Wednesday, 25 February, 2009

Forster's Howards End quotes, just because:

"'What? What's that? Your universities? Oh yes, you have learned men, who collect more facts . . . They collect facts, and facts, and empires of facts. but which of them will rekindle the light within?"

And this . . .
Actual life is full of false clues and signposts that lead nowhere. With infinite effort we nerve ourselves for a crisis that never comes. The most successful career must show a waste of strength that might have removed mountains, and the most unsuccessful is not that of the man who is taken unprepared, but of him who has prepared and is never taken. On a tragedy of that kind our national morality is duly silent. It assumes that preparation against danger is in itself a good, and that men, like nations, are the better for staggering through life fully armed. The tragedy of preparedness has scarcely been handled, save by the Greeks. Life is indeed dangerous, but not in the way morality would have us believe. It is indeed unmanageable, but the essence of it is not a battle. It is unmanageable because it is a romance, and its essences is romantic beauty.

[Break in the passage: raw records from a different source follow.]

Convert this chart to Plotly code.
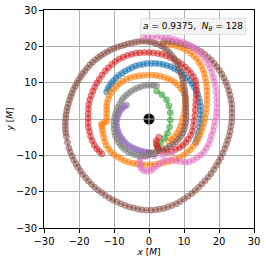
import plotly.graph_objects as go

# ---- data ----
blue_x = [-12.1, -11.7, -11.3, -10.8, -10.2, -9.4, -8.6, -7.7, -6.8, -5.8,
          -4.8, -3.8, -2.7, -1.6, -0.5, 0.7, 1.8, 2.9, 4.0, 5.1,
          6.2, 7.2, 8.2, 9.1, 10.0, 10.8, 11.6, 12.3, 12.9, 13.4,
          13.9, 14.2, 14.5, 14.7, 14.8, 14.8, 14.8, 14.7, 14.5, 14.3,
          14.0, 13.7, 13.3]
blue_y = [7.5, 8.3, 9.0, 9.8, 10.5, 11.3, 12.0, 12.6, 13.2, 13.7,
          14.2, 14.6, 14.9, 15.1, 15.3, 15.3, 15.3, 15.2, 15.0, 14.7,
          14.4, 13.9, 13.4, 12.8, 12.1, 11.4, 10.6, 9.7, 8.8, 7.8,
          6.8, 5.7, 4.6, 3.5, 2.3, 1.2, 0.0, -1.2, -2.3, -3.4,
          -4.5, -5.5, -6.5]

orange_x = [4.1, 5.3, 6.5, 7.7, 8.8, 9.9, 10.9, 11.9, 12.8, 13.6,
            14.3, 14.9, 15.4, 15.8, 16.1, 16.3, 16.5, 16.6, 16.6, 16.6,
            16.5, 16.4, 16.2, 16.0, 15.7, 15.4, 15.0, 14.5, 14.0, 13.4,
            12.6, 11.7, 10.8, 9.8, 8.7, 7.6, 6.5, 5.3, 4.1, 2.9,
            1.6, 0.4, -0.9, -2.2, -3.4, -4.6, -5.8, -6.9, -8.0, -9.0,
            -10.0, -10.9, -11.6, -12.2, -12.6, -12.9, -13.1, -13.3, -13.4, -13.5,
            -13.5, -12.7, -12.0, -12.1, -12.1, -12.1, -12.1, -12.0, -11.7, -11.3,
            -10.8, -10.1, -9.3, -8.4, -7.5, -6.4, -5.3, -4.1, -2.9, -1.7,
            -0.4, 0.8, 2.0, 3.2, 4.3, 5.4, 6.4, 7.3, 8.2, 9.0,
            9.6, 10.1, 10.4, 10.5, 10.4, 10.2, 10.0, 9.7, 9.4, 9.0,
            8.6, 8.0, 7.3, 6.5, 5.5]
orange_y = [20.8, 20.6, 20.4, 20.1, 19.8, 19.3, 18.8, 18.1, 17.4, 16.6,
            15.7, 14.7, 13.6, 12.5, 11.3, 10.1, 8.9, 7.7, 6.5, 5.3,
            4.0, 2.8, 1.5, 0.2, -1.0, -2.2, -3.4, -4.5, -5.6, -6.6,
            -7.6, -8.5, -9.2, -10.0, -10.6, -11.1, -11.5, -11.8, -12.1, -12.3,
            -12.5, -12.6, -12.6, -12.5, -12.4, -12.2, -11.9, -11.5, -11.0, -10.4,
            -9.8, -9.0, -8.2, -7.2, -6.2, -5.2, -4.1, -3.2, -2.3, -1.8,
            -1.3, -0.9, -0.6, 0.5, 1.5, 2.5, 3.5, 4.5, 5.5, 6.5,
            7.4, 8.2, 9.0, 9.7, 10.4, 11.0, 11.4, 11.7, 11.9, 12.0,
            12.1, 12.1, 12.0, 11.8, 11.5, 11.1, 10.7, 10.1, 9.4, 8.6,
            7.8, 6.8, 5.8, 4.7, 3.6, 2.5, 1.4, 0.3, -0.9, -2.0,
            -3.0, -3.9, -4.8, -5.5, -6.0]

green_x = [2.2, 3.7, 5.0, 5.7, 6.1, 6.1, 5.9, 5.3, 4.4, 3.3, 2.4]
green_y = [7.7, 6.7, 5.3, 3.6, 1.7, -0.3, -2.2, -3.9, -5.3, -6.6, -7.7]

red_x = [-13.5, -14.2, -14.9, -15.6, -16.2, -16.7, -17.0, -17.3, -17.4, -17.4,
         -17.4, -17.3, -17.2, -16.9, -16.5, -16.0, -15.5, -14.9, -14.2, -13.4,
         -12.5, -11.6, -10.6, -9.6, -8.5, -7.4, -6.2, -5.0, -3.8, -2.6,
         -1.3, 0.0, 1.2, 2.5, 3.7, 4.9, 6.0, 7.2, 8.3, 9.3,
         10.3, 11.2, 12.0, 12.7, 13.3, 13.5, 13.6, 13.5, 13.4, 13.3,
         13.2, 13.1, 12.9, 12.7, 12.4, 11.9, 11.2, 10.5, 9.6, 8.7,
         7.6, 6.4, 5.2, 4.1, 3.2, 2.6, 2.2, 2.1, 2.1, 2.8]
red_y = [-9.6, -8.9, -8.2, -7.2, -6.0, -4.8, -3.5, -2.3, -1.0, 0.3,
         1.5, 2.8, 4.0, 5.3, 6.5, 7.7, 8.8, 9.9, 11.0, 12.1,
         13.2, 14.1, 15.0, 15.8, 16.5, 17.0, 17.5, 17.8, 18.1, 18.2,
         18.3, 18.3, 18.2, 18.0, 17.8, 17.4, 16.9, 16.4, 15.8, 15.1,
         14.3, 13.5, 12.6, 11.6, 10.5, 9.3, 8.0, 6.7, 5.3, 3.9,
         2.5, 1.0, -0.5, -1.9, -3.3, -4.5, -5.6, -6.5, -7.3, -7.9,
         -8.4, -8.8, -9.0, -8.9, -8.6, -8.0, -7.4, -6.7, -6.0, -5.0]

purple_x = [-6.4, -7.0, -7.6, -8.1, -8.5, -8.8, -9.1, -9.3, -9.3, -9.2, -9.0, -8.7, -8.3,
            -7.8, -7.3, -6.7, -6.0, -5.3, -4.5, -3.8, -3.0, -2.3, -1.5, -0.8, 0.0]
purple_y = [3.8, 3.5, 3.0, 2.5, 1.8, 1.1, 0.3, -0.5, -1.3, -2.2, -3.0, -3.8, -4.6,
            -5.3, -6.0, -6.6, -7.2, -7.6, -8.0, -8.3, -8.6, -8.8, -9.0, -9.1, -9.2]

brown_x = [0.0, 1.0, 2.0, 3.0, 4.0, 5.0, 5.9, 6.8, 7.6, 8.4,
           9.0, 9.6, 10.0, 10.3, 10.5, 10.6, 10.6, 10.6, 10.5, 10.5,
           10.4, 10.4, 10.3, 10.2, 10.0, 9.8, 9.6, 9.3, 9.0, 8.6,
           8.2, 7.7, 7.1, 6.5, 5.8, 5.1, 4.3, 3.5, 2.6, 1.7,
           0.8, -0.1, -1.0, -2.0, -3.0, -4.0, -5.0, -6.0, -7.0, -8.0,
           -9.0, -10.0, -11.0, -11.9, -12.8, -13.7, -14.5, -15.3, -16.1, -16.9,
           -17.6, -18.3, -18.9, -19.5, -20.1, -20.6, -21.1, -21.6, -22.0, -22.4,
           -22.7, -23.0, -23.3, -23.5, -23.7, -23.8, -23.9, -23.9, -23.9, -23.8,
           -23.6, -23.3, -22.9, -22.5, -22.0, -21.5, -20.9, -20.3, -19.6, -18.9,
           -18.1, -17.3, -16.4, -15.5, -14.5, -13.5, -12.5, -11.4, -10.3, -9.2,
           -8.0, -6.8, -5.6, -4.4, -3.2, -2.0, -0.7, 0.6, 1.8, 3.0,
           4.2, 5.4, 6.6, 7.8, 8.9, 10.0, 11.1, 12.2, 13.2, 14.2,
           15.1, 16.0, 16.9, 17.7, 18.5, 19.2, 19.9, 20.5, 21.1, 21.6,
           22.1, 22.5, 22.9, 23.2, 23.4, 23.6, 23.7, 23.7, 23.7, 23.6,
           23.4, 23.1, 22.8, 22.4, 21.9, 21.4, 20.8, 20.1, 19.4, 18.6,
           17.8, 16.9, 15.9, 14.9, 13.8, 12.7, 11.5, 10.3, 9.1, 7.9,
           6.7, 5.5, 4.2]
brown_y = [-9.5, -9.3, -9.1, -8.8, -8.4, -8.0, -7.5, -6.9, -6.3, -5.6,
           -4.8, -3.9, -3.0, -2.0, -1.0, 0.0, 1.0, 2.0, 3.0, 4.0,
           5.0, 6.0, 7.0, 8.0, 9.0, 10.0, 11.0, 12.0, 13.0, 14.0,
           14.9, 15.8, 16.7, 17.5, 18.3, 19.0, 19.6, 20.1, 20.6, 20.9,
           21.2, 21.3, 21.4, 21.4, 21.3, 21.1, 20.9, 20.7, 20.4, 20.1,
           19.8, 19.4, 19.0, 18.5, 18.0, 17.5, 16.9, 16.3, 15.6, 14.9,
           14.1, 13.3, 12.5, 11.7, 10.8, 9.9, 9.0, 8.1, 7.1, 6.2,
           5.2, 4.2, 3.2, 2.2, 1.2, 0.2, -0.8, -1.8, -2.8, -3.8,
           -4.8, -6.4, -8.0, -9.1, -10.2, -11.3, -12.3, -13.3, -14.3, -15.3,
           -16.2, -17.1, -18.0, -18.8, -19.6, -20.3, -21.0, -21.7, -22.3, -22.8,
           -23.3, -23.8, -24.2, -24.5, -24.8, -25.0, -25.1, -25.1, -25.0, -24.8,
           -24.6, -24.2, -23.8, -23.3, -22.7, -22.0, -21.3, -20.5, -19.7, -18.8,
           -17.9, -17.0, -16.0, -15.0, -13.9, -12.8, -11.7, -10.6, -9.4, -8.2,
           -7.0, -5.8, -4.6, -3.4, -2.1, -0.9, 0.4, 1.7, 2.9, 4.2,
           5.4, 6.6, 7.8, 9.0, 10.2, 11.3, 12.4, 13.4, 14.4, 15.3,
           16.2, 17.0, 17.8, 18.5, 19.1, 19.6, 20.1, 20.5, 20.8, 21.1,
           21.3, 21.4, 21.5]

pink_x = [6.5, 4.0, 1.5, -1.0, -2.5, -2.7, -2.6, -2.2, -1.5, -0.5,
          0.5, 1.3, 2.0, 3.0, 4.0, 5.2, 6.5, 7.8, 9.0, 10.3,
          11.5, 12.7, 13.8, 14.8, 15.7, 16.4, 17.0, 17.5, 17.9, 18.3,
          18.6, 18.9, 19.2, 19.3, 19.4, 19.4, 19.3, 19.2, 19.0, 18.7,
          18.4, 18.0, 17.5, 16.9, 16.3, 15.6, 14.8, 13.9, 13.0, 12.0,
          11.0, 9.8, 8.5, 7.3, 6.0, 4.8, 3.5, 2.3, 1.0, -0.3, -1.6]
pink_y = [-9.3, -9.8, -10.2, -10.3, -10.8, -11.8, -12.8, -13.6, -14.2, -14.4,
          -14.2, -13.6, -13.0, -12.3, -11.7, -11.3, -11.2, -11.5, -11.8, -11.9,
          -11.8, -11.3, -10.6, -9.9, -9.0, -8.0, -7.0, -5.8, -4.5, -3.3,
          -2.0, -0.7, 0.6, 1.8, 3.0, 4.5, 6.0, 7.5, 9.0, 10.3,
          11.5, 12.8, 14.0, 15.2, 16.3, 17.2, 18.0, 18.8, 19.5, 20.1,
          20.6, 21.1, 21.5, 21.9, 22.2, 22.4, 22.6, 22.7, 22.7, 22.7, 22.7]

gray_x = [2.2, 1.4, 0.6, -0.4, -1.3, -2.3, -3.2, -4.1, -5.0, -5.8,
          -6.6, -7.3, -7.9, -8.4, -8.9, -9.3, -9.6, -9.8, -10.0, -10.0,
          -10.0, -9.8, -9.6, -9.2, -8.8, -8.2, -7.6, -6.8, -6.0, -5.1,
          -4.2, -3.2, -2.2, -1.2, -0.3, 0.6, 1.5]
gray_y = [9.2, 9.3, 9.3, 9.3, 9.2, 8.9, 8.6, 8.2, 7.7, 7.1,
          6.5, 5.8, 5.0, 4.1, 3.2, 2.3, 1.3, 0.3, -0.7, -1.7,
          -2.7, -3.7, -4.6, -5.5, -6.3, -7.1, -7.8, -8.4, -9.0, -9.4,
          -9.8, -10.0, -10.1, -10.1, -10.0, -9.8, -9.6]

bh_x = [0.0]
bh_y = [0.0]

ticks = [-30, -20, -10, 0, 10, 20, 30]
tick_labels = ["\u221230", "\u221220", "\u221210", "0", "10", "20", "30"]

series = [
    (blue_x, blue_y, (31, 119, 180)),
    (orange_x, orange_y, (255, 127, 14)),
    (green_x, green_y, (44, 160, 44)),
    (red_x, red_y, (214, 39, 40)),
    (purple_x, purple_y, (148, 103, 189)),
    (brown_x, brown_y, (140, 86, 75)),
    (pink_x, pink_y, (227, 119, 194)),
    (gray_x, gray_y, (127, 127, 127)),
]

fig = go.Figure()
for xs, ys, (r, g, b) in series:
    c = f"rgba({r},{g},{b},0.5)"
    fig.add_trace(go.Scatter(
        x=xs, y=ys, mode="lines+markers",
        line=dict(color=c, width=1.5),
        marker=dict(size=6, color=c, line=dict(color=c, width=1)),
        showlegend=False, hoverinfo="skip"))

fig.add_trace(go.Scatter(x=bh_x, y=bh_y, mode="markers",
                         marker=dict(size=11, color="black"), showlegend=False, hoverinfo="skip"))
fig.add_trace(go.Scatter(x=bh_x, y=bh_y, mode="markers",
                         marker=dict(size=11, symbol="cross-thin",
                                     line=dict(color="rgba(200,200,200,0.9)", width=1)),
                         showlegend=False, hoverinfo="skip"))

axis_common = dict(range=[-30, 30], tickvals=ticks, ticktext=tick_labels,
                   showgrid=True, gridcolor="#b0b0b0", gridwidth=0.8,
                   zeroline=False, showline=True, mirror=True, linecolor="black", linewidth=1,
                   ticks="outside", ticklen=4, tickcolor="black", automargin=False,
                   tickfont=dict(family="DejaVu Sans", size=10, color="black"))

fig.update_layout(
    width=266, height=262,
    margin=dict(l=44, r=12, t=10, b=34),
    paper_bgcolor="white", plot_bgcolor="white",
    font=dict(family="DejaVu Sans", size=10, color="black"),
    xaxis=dict(**axis_common, title=dict(text="<i>x</i> [<i>M</i>]", font=dict(size=9), standoff=0)),
    yaxis=dict(**axis_common, title=dict(text="<i>y</i> [<i>M</i>]", font=dict(size=9), standoff=0)),
    annotations=[dict(
        xref="paper", yref="paper", x=0.962, y=0.963, xanchor="right", yanchor="top",
        text="<i>a</i> = 0.9375,  <i>N</i><sub><i>θ</i></sub> = 128",
        showarrow=False, font=dict(family="DejaVu Sans", size=9, color="black"),
        bgcolor="rgba(242,242,242,0.85)", bordercolor="rgba(220,220,220,0.9)", borderwidth=1, borderpad=2)],
)

fig.write_html("out.html", config={"displayModeBar": False},
               post_script="document.body.style.margin='0';document.body.style.overflow='hidden';")
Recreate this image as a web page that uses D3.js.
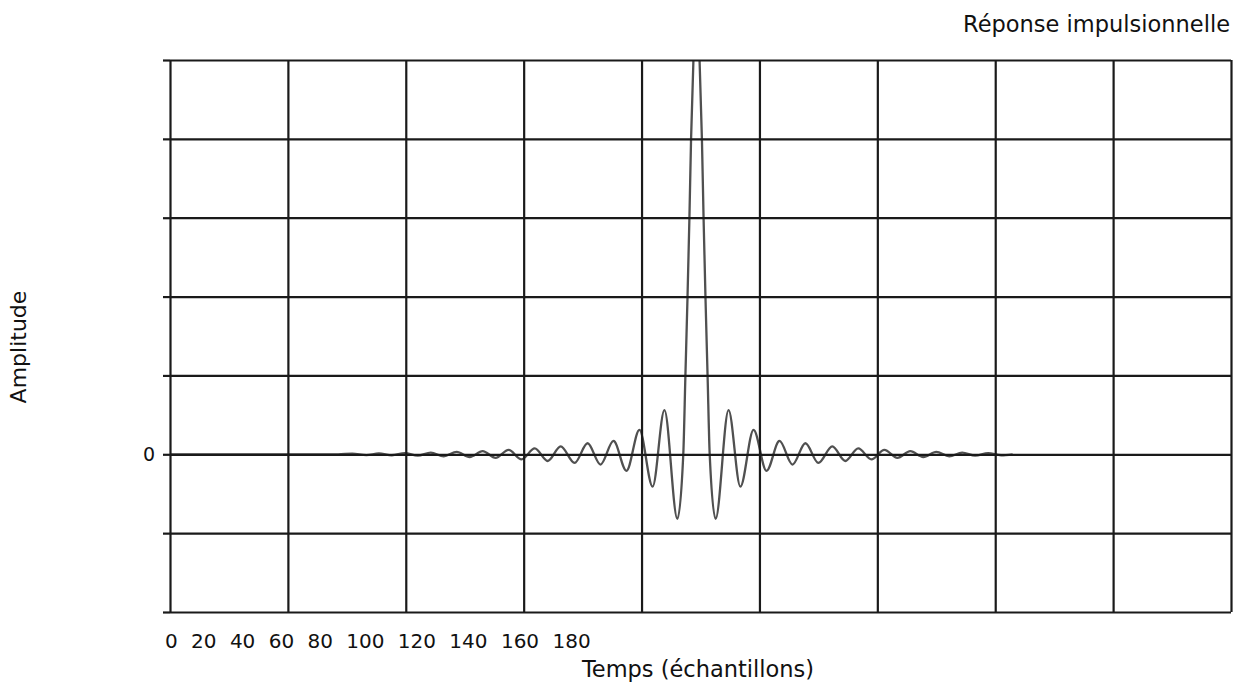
<!DOCTYPE html>
<html>
<head>
<meta charset="utf-8">
<script src="https://cdn.jsdelivr.net/npm/d3@7"></script>
<style>
  body { margin: 0; background: #fff; }
  text { font-family: "DejaVu Sans", sans-serif; fill: #111; }
</style>
</head>
<body>
<div id="wrapper"></div>
<script>
// sample positions (time axis) and amplitudes
const sampleTimes = [
  0, 40, 71.3, 77.3, 83.3, 88.6, 94.1, 99.6, 105.1, 110.6, 116.1, 121.6, 127.1,
  132.6, 138.1, 143.6, 149.1, 154.7, 160.2, 165.7, 171.6, 177.1, 182.6, 188.1,
  193.6, 199.1, 204.7, 209.7, 215.2, 217.7, 218.6, 219.5, 220.3, 221.0, 222.0,
  223.3,
  224.6, 225.6, 226.3, 227.1, 228.0, 228.9, 231.4, 236.9, 241.9, 247.5, 253.0,
  258.5, 264.0, 269.5, 275.0, 280.9, 286.4, 291.9, 297.5, 303.0, 308.5, 314.0,
  319.5, 325.0, 330.5, 336.0, 341.5, 347.0, 352.5, 357.4
];
const amplitudes = [
  0, 0, 0, 0.008, -0.01, 0.01, -0.012, 0.015, -0.018, 0.02, -0.025, 0.03, -0.035,
  0.04, -0.045, 0.055, -0.065, 0.075, -0.085, 0.10, -0.11, 0.14, -0.13, 0.17,
  -0.21, 0.31, -0.41, 0.56, -0.82, 0, 1.0, 2.0, 3.0, 4.0, 5.0,
  5.8,
  5.0, 4.0, 3.0, 2.0, 1.0, 0, -0.82, 0.56, -0.41, 0.31, -0.21,
  0.17, -0.13, 0.14, -0.11, 0.10, -0.085, 0.075, -0.065, 0.055, -0.045, 0.04,
  -0.035, 0.03, -0.025, 0.02, -0.018, 0.015, -0.012, 0
];
const xGridValues = [0, 50, 100, 150, 200, 250, 300, 350, 400, 450];
const yTickValues = [-2, -1, 0, 1, 2, 3, 4, 5];
const tickLabels = ['0', '20', '40', '60', '80', '100', '120', '140', '160', '180'];

const dataset = sampleTimes.map((t, i) => ({ t: t, a: amplitudes[i] }));

// dimensions
let dimensions = {
  width: 1240,
  height: 692,
  margin: { top: 60, right: 9, bottom: 80, left: 170 },
};
dimensions.innerWidth = dimensions.width - dimensions.margin.left - dimensions.margin.right;
dimensions.innerHeight = dimensions.height - dimensions.margin.top - dimensions.margin.bottom;

const wrapper = d3.select('#wrapper')
  .append('svg')
  .attr('width', dimensions.width)
  .attr('height', dimensions.height);

const bounds = wrapper.append('g')
  .attr('transform', `translate(${dimensions.margin.left},${dimensions.margin.top})`);

// scales
const xScale = d3.scaleLinear().domain([0, 450]).range([0, dimensions.innerWidth]);
const yScale = d3.scaleLinear().domain([-2, 5]).range([dimensions.innerHeight, 0]);

// grid
const styleGrid = (g) => {
  g.select('.domain').remove();
  g.selectAll('.tick line').attr('stroke', '#1a1a1a').attr('stroke-width', 2.2);
};

// impulse response curve (under the grid, like the original)
bounds.append('clipPath').attr('id', 'plot-clip')
  .append('rect')
  .attr('width', dimensions.innerWidth)
  .attr('height', dimensions.innerHeight);

const lineGenerator = d3.line()
  .x((d) => xScale(d.t))
  .y((d) => yScale(d.a))
  .curve(d3.curveMonotoneX);

bounds.append('path')
  .datum(dataset)
  .attr('clip-path', 'url(#plot-clip)')
  .attr('d', lineGenerator)
  .attr('fill', 'none')
  .attr('stroke', '#505050')
  .attr('stroke-width', 2.3);

bounds.append('g')
  .attr('transform', `translate(0,${dimensions.innerHeight})`)
  .call(d3.axisBottom(xScale).tickValues(xGridValues).tickSize(-dimensions.innerHeight).tickFormat(''))
  .call(styleGrid);

bounds.append('g')
  .call(d3.axisLeft(yScale).tickValues(yTickValues).tickSize(-dimensions.innerWidth).tickFormat(''))
  .call(styleGrid);

// left ticks, only 0 labelled
const yAxis = bounds.append('g')
  .call(d3.axisLeft(yScale).tickValues(yTickValues).tickSize(7).tickPadding(8)
    .tickFormat((d) => (d === 0 ? '0' : '')))
  .call(styleGrid);
yAxis.selectAll('text')
  .style('font-family', '"DejaVu Sans", sans-serif')
  .style('font-size', '19px')
  .attr('fill', '#111');

// odd tick label row under the axis
wrapper.append('text')
  .attr('x', 165)
  .attr('y', 648)
  .style('font-size', '20px')
  .style('word-spacing', '7px')
  .text(tickLabels.join(' '));

// titles
wrapper.append('text')
  .attr('x', 698)
  .attr('y', 677)
  .attr('text-anchor', 'middle')
  .style('font-size', '22.5px')
  .text('Temps (échantillons)');

wrapper.append('text')
  .attr('x', 1230)
  .attr('y', 32)
  .attr('text-anchor', 'end')
  .style('font-size', '22.5px')
  .text('Réponse impulsionnelle');

wrapper.append('text')
  .attr('transform', 'translate(26,347) rotate(-90)')
  .attr('text-anchor', 'middle')
  .style('font-size', '22px')
  .text('Amplitude');
</script>
</body>
</html>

Margaret hoped that for the future she would be less cautious, not more cautious, than she had been in the past.

What I love about E.M. Forster is the effortless way in which the story unfolds, the way the characters are revealed, the way the social agenda is woven into the narrative (Forster seemed to want to point out the ills of society as much as Dickens did, but he handled it so much better). Howards End not only highlights the plight of the less fortunate classes when they bump into the unconcern of the privileged, but really gets into some of the fundamental gender divides of Forster's day.

Margaret Schlegel, Helen Schlegel, and their unpromising brother Tibby are intellectuals living on their own in cosmopolitan London. They cross paths first with the sporty, hearty average family of Wilcoxes while abroad and then with intellectual wannabe Leonard Bast at a concert. These two worlds, which meet at the vortex that is Howards End, collide with disastrous effect while Margaret heroically maintains what she can while inspiring the idea that if we 'only connect' all will come right in the end. I love Margaret! One of the best female characters ever imagined by a male author, in my opinion, even if she does have an initial tendency to mistrust "the periods of quiet that are essential to true growth." Though Forster does such a great job at female characterization that one hardly ever remembers he is a Victorian male writing Victorian women.

Another interesting quote resulting from a rather humourous scene involving the debating club Margaret Schlegel and Helen Schlegel attend. They discuss the fate of those overworked, underfed clerks like Leonard Bast:

The female mind, though cruelly practical in daily life, cannot bear to hear ideals belittled in conversation, and Miss Schlegel was asked however she could say such dreadful things, and what it would profit Mr. Bast if he gained the whole world and lost his own soul. She answered, 'Nothing, but he would not gain his soul until he had gained a little of the world.' Then they said no they did not believe it, and she admitted that an overworked clerk may save his soul in the superterrestrial sense, where the effort will be taken for the deed, but she denied that he will ever explore the spiritual resources of this world, will ever know the rarer joys of the the body, or attain to clear and passionate intercourse with his fellows. Others had attacked the fabric of society -- property, interest, etc.; she only fixed her eyes on a few human beings, to see how, under present conditions, they could be made happier. Doing good to humanity was useless: the many-colored efforts thereto spreading over the vast area like films and resulting in universal gray. To do good to one, or, as in this case, to a few, was the utmost she dare hope for.